Roman Kreuziger has signed for Gazprom-RusVelo for the 2021 season. He joins the Russian ProTeam on a one-year contract from NTT Pro Cycling.
“I received a really good energy and impression from the team management during our first online meetings,” Kreuziger said in a statement released by his new team.
“I found out that they are very confident and I will be able to calmly start my preparation for the upcoming season. At this moment there are many very solid riders on the market, that’s why I really appreciate being given a place in the team.”
Kreuziger is the latest rider to confirm his departure from NTT Pro Cycling after Edvald Boasson Hagen’s transfer to Total Direct Energie was announced on Tuesday, but Cyclingnews understands that Doug Ryder’s team is likely to continue in 2021 with a reduced budget.
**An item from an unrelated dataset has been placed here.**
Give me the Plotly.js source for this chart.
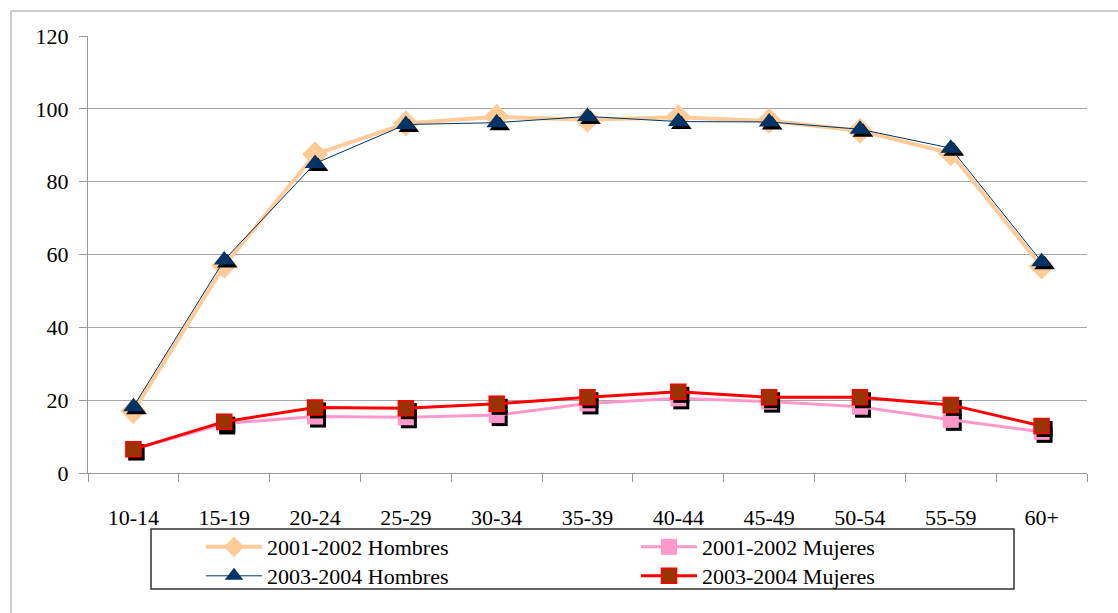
<!DOCTYPE html>
<html>
<head>
<meta charset="utf-8">
<script src="https://cdn.plot.ly/plotly-3.0.1.min.js"></script>
<style>html,body{margin:0;padding:0;background:#fff;}#chart{width:1118px;height:613px;}</style>
</head>
<body>
<div id="chart"></div>
<script>
const categories = ['10-14','15-19','20-24','25-29','30-34','35-39','40-44','45-49','50-54','55-59','60+'];
const hombres0102 = [17, 57, 87.5, 96, 97.8, 97, 97.7, 96.7, 94, 87.8, 56.7];
const hombres0304 = [18.2, 58.5, 85, 95.7, 96.2, 97.9, 96.5, 96.4, 94.4, 89.2, 58];
const mujeres0102 = [6.5, 13.6, 15.5, 15.3, 15.9, 19.1, 20.5, 19.6, 18.2, 14.6, 11.3];
const mujeres0304 = [6.5, 14.1, 18, 17.8, 19, 20.8, 22.3, 20.8, 20.8, 18.7, 12.9];
const names = ['2001-2002 Hombres','2003-2004 Hombres','2001-2002 Mujeres','2003-2004 Mujeres'];

function shadow(y, symbol, size){
  return {x: categories, y: y, type:'scatter', mode:'markers', showlegend:false, hoverinfo:'skip',
    marker:{symbol:symbol, size:size, color:'#000000', line:{width:0}}};
}

const data = [
  {x: categories, y: hombres0102, name: names[0], type:'scatter', mode:'lines+markers', legend:'legend', legendrank:1,
   line:{color:'#FFCC99', width:4}, marker:{symbol:'diamond', size:20, color:'#FFCC99', line:{width:0}}},
  shadow(hombres0304, 'triangle-up', 18),
  {x: categories, y: hombres0304, name: names[1], type:'scatter', mode:'lines+markers', legend:'legend2', legendrank:1,
   line:{color:'#003366', width:1}, marker:{symbol:'triangle-up', size:18, color:'#003366', line:{width:0}}},
  shadow(mujeres0102, 'square', 16),
  {x: categories, y: mujeres0102, name: names[2], type:'scatter', mode:'lines+markers', legend:'legend', legendrank:2,
   line:{color:'#FF99CC', width:3}, marker:{symbol:'square', size:16, color:'#FF99CC', line:{width:0}}},
  shadow(mujeres0304, 'square', 16),
  {x: categories, y: mujeres0304, name: names[3], type:'scatter', mode:'lines+markers', legend:'legend2', legendrank:2,
   line:{color:'#FF0000', width:3}, marker:{symbol:'square', size:15, color:'#993300', line:{color:'#FF0000', width:1.5}}}
];
const shadowIdx = [1,3,5];

const font = "'Liberation Serif', 'Times New Roman', Times, serif";
function legendCfg(y){
  return {orientation:'h', x:(201-88)/999, xanchor:'left', y:y, yanchor:'top',
    bgcolor:'rgba(0,0,0,0)', borderwidth:0, itemwidth:56, entrywidth:364, entrywidthmode:'pixels',
    font:{family:font, size:22, color:'#000'}, traceorder:'normal', tracegroupgap:0, itemclick:false};
}
const layout = {
  width:1118, height:613,
  margin:{l:88, r:31, t:36, b:140},
  paper_bgcolor:'#ffffff', plot_bgcolor:'#ffffff',
  font:{family:font, size:22, color:'#000000'},
  showlegend:true,
  xaxis:{type:'category', range:[-0.5, 10.5], autorange:false, showgrid:false, showline:true, linecolor:'#999999', linewidth:1,
    ticks:'outside', tickson:'boundaries', ticklen:8, tickcolor:'#999999',
    tickfont:{family:font, size:22, color:'#000'}, ticklabelstandoff:25, fixedrange:true},
  yaxis:{range:[0,120], dtick:20, showgrid:true, gridcolor:'#a6a6a6', gridwidth:1,
    showline:true, linecolor:'#999999', linewidth:1, zeroline:false,
    ticks:'outside', ticklen:8, tickcolor:'#999999', ticklabelstandoff:6,
    tickfont:{family:font, size:22, color:'#000'}, fixedrange:true},
  legend: legendCfg((473-526)/437),
  legend2: legendCfg((473-555)/437),
  shapes:[
    {type:'rect', xref:'paper', yref:'paper', x0:(151-88)/999, x1:(1014-88)/999, y0:(473-589)/437, y1:(473-529)/437,
     line:{color:'#333333', width:1.5}, fillcolor:'rgba(0,0,0,0)', layer:'below'},
    {type:'rect', xref:'paper', yref:'paper', x0:(11-88)/999, x1:(1130-88)/999, y0:(473-630)/437, y1:(473-11)/437,
     line:{color:'#999999', width:1}, fillcolor:'rgba(0,0,0,0)', layer:'below'}
  ]
};

Plotly.newPlot('chart', data, layout, {displayModeBar:false, staticPlot:true}).then(function(gd){
  const groups = gd.querySelectorAll('.scatterlayer .trace');
  shadowIdx.forEach(function(i){ if(groups[i]) groups[i].setAttribute('transform','translate(3,3)'); });
});
</script>
</body>
</html>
Gazprom-RusVelo, meanwhile, have already signed Ilnur Zakarin from CCC for 2021, and the team is hoping for a wildcard invitation to the Giro d’Italia, having previously competed at the race in 2016 and 2017.
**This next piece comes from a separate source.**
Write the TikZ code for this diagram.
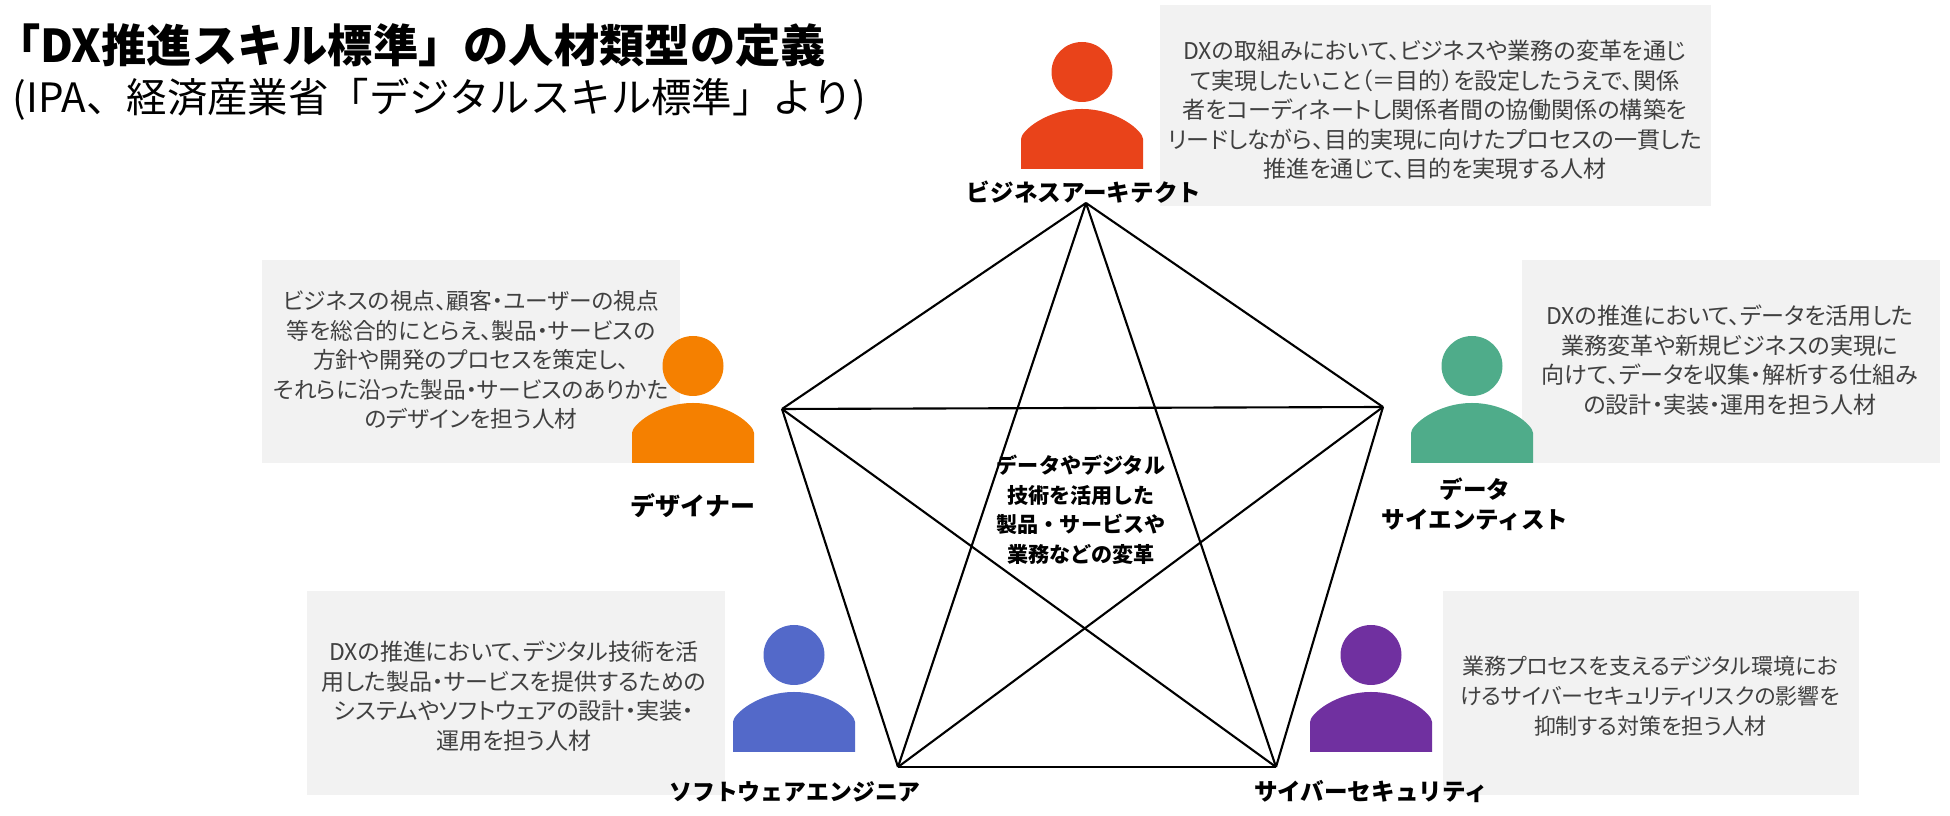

“I am set to share my experience with the young riders and of course I will be helping Ilnur Zakarin to fight for the GC. I hope that we will receive an invitation to Giro d’Italia next season, because we can definitely be competitive there,” Kreuziger said.
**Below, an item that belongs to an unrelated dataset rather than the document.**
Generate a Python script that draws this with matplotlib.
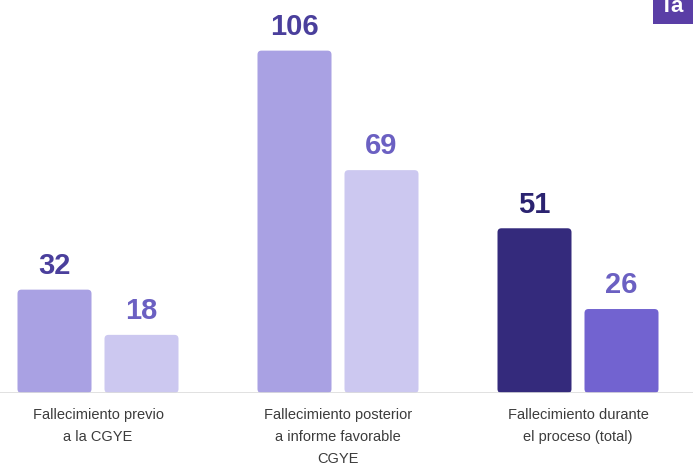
import matplotlib.pyplot as plt
from matplotlib.patches import FancyBboxPatch, Rectangle

plt.rcParams['font.family'] = ['Liberation Sans', 'DejaVu Sans']

# datos
categorias = ['Fallecimiento previo\na la CGYE',
              'Fallecimiento posterior\na informe favorable\nCGYE',
              'Fallecimiento durante\nel proceso (total)']
valores_a = [32, 106, 51]
valores_b = [18, 69, 26]

colores_a = ['#a9a1e3', '#a9a1e3', '#342a7c']
colores_b = ['#ccc8f0', '#ccc8f0', '#7263d0']
etiq_a = ['#4a3f9c', '#4a3f9c', '#2b2370']
etiq_b = ['#6b60c2', '#6b60c2', '#6b60c2']

W, H = 693, 472
fig = plt.figure(figsize=(W / 100, H / 100), dpi=100)
base = 393
ax = fig.add_axes([0, (H - base) / H, 1, base / H])

px_x = 240.0            # pixeles por unidad x
px_y = 3.23             # pixeles por unidad y
ax.set_xlim(-98 / px_x, (W - 98) / px_x)
ax.set_ylim(0, base / px_y)

ancho = 74 / px_x
desp = 87 / 2 / px_x
r = 4 / px_x
aspecto = (4 / px_y) / r


def barra(x, v, color):
    p = FancyBboxPatch((x - ancho / 2, 0), ancho, v,
                       boxstyle=f'round,pad=0,rounding_size={r}',
                       mutation_aspect=aspecto, fc=color, ec='none')
    ax.add_patch(p)


for i, cat in enumerate(categorias):
    xa, xb = i - desp, i + desp
    barra(xa, valores_a[i], colores_a[i])
    barra(xb, valores_b[i], colores_b[i])
    ax.annotate(str(valores_a[i]), (xa, valores_a[i]), xytext=(0, 7),
                textcoords='offset points', ha='center', va='bottom',
                fontsize=21, fontweight='bold', color=etiq_a[i])
    ax.annotate(str(valores_b[i]), (xb, valores_b[i]), xytext=(0, 7),
                textcoords='offset points', ha='center', va='bottom',
                fontsize=21, fontweight='bold', color=etiq_b[i])
    ax.text(i, -4.6, cat, ha='center', va='top', fontsize=10.5,
            color='#3c3c3c', linespacing=1.72, clip_on=False)

ax.axhline(0, color='#dcdcdc', lw=1.2)
ax.axis('off')

# recuadro recortado arriba a la derecha
fig.patches.append(Rectangle((653 / W, 1 - 24 / H), 60 / W, 24 / H,
                             transform=fig.transFigure, fc='#5a3ea6', ec='none'))
fig.text(660 / W, 1 + 4 / H, 'Ta', color='white', fontsize=16,
         fontweight='bold', ha='left', va='top')

fig.savefig('out.png', dpi=100)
“From my side I also hope to participate in one-day races, especially my favourite Ardennes Classics. Another big goal for me for the next year is the Olympic Games in Tokyo.”
Kreuziger turned professional in 2006 with Liquigas. He later raced for Astana and spent four years with the Saxo Bank/Tinkoff team for four years, before joining Mitchelton-Scott in 2017 and moving to Dimension Data (later NTT) in 2019. In 2014, Kreuziger was provisionally suspended for a suspected biological passport violation relating to 2011-2012, but the case was later dismissed.
The 34-year-old’s palmarès includes the Tour de Suisse (2008) and Amstel Gold Race (2013), and he has also competed in 18 Grand Tours, placing 5th at the Giro d’Italia in 2011 and the Tour de France in 2013.
Kreuziger is facing into his 16th year as a professional rider – and his first outside of WorldTour level – but he insisted that he was not lacking in ambition.
“Someone might probably think that I am quite old, because I have been in professional cycling for such a long time, but let’s look at Valverde who is in great shape in his 40s,” he said. “So, I would say that I am only 34 and feel good and very ambitious to race for more seasons.”
Kreuziger added that he was encouraged to join the team by the presence of directeur sportif Dmitry Konyshev, who is a near neighbour on Lake Garda. “Dmitry lives very close to my place in Italy, so it will be possible to regularly meet and receive his professional advice and feedback,” he said.
Gazprom-RusVelo manager Renat Khamidulin hailed the arrival of Kreuziger, noting that the Czech would have “two main goals” at the team: “to be one of the main supportive riders for Zakarin and an athlete who is capable to personally deliver high results.”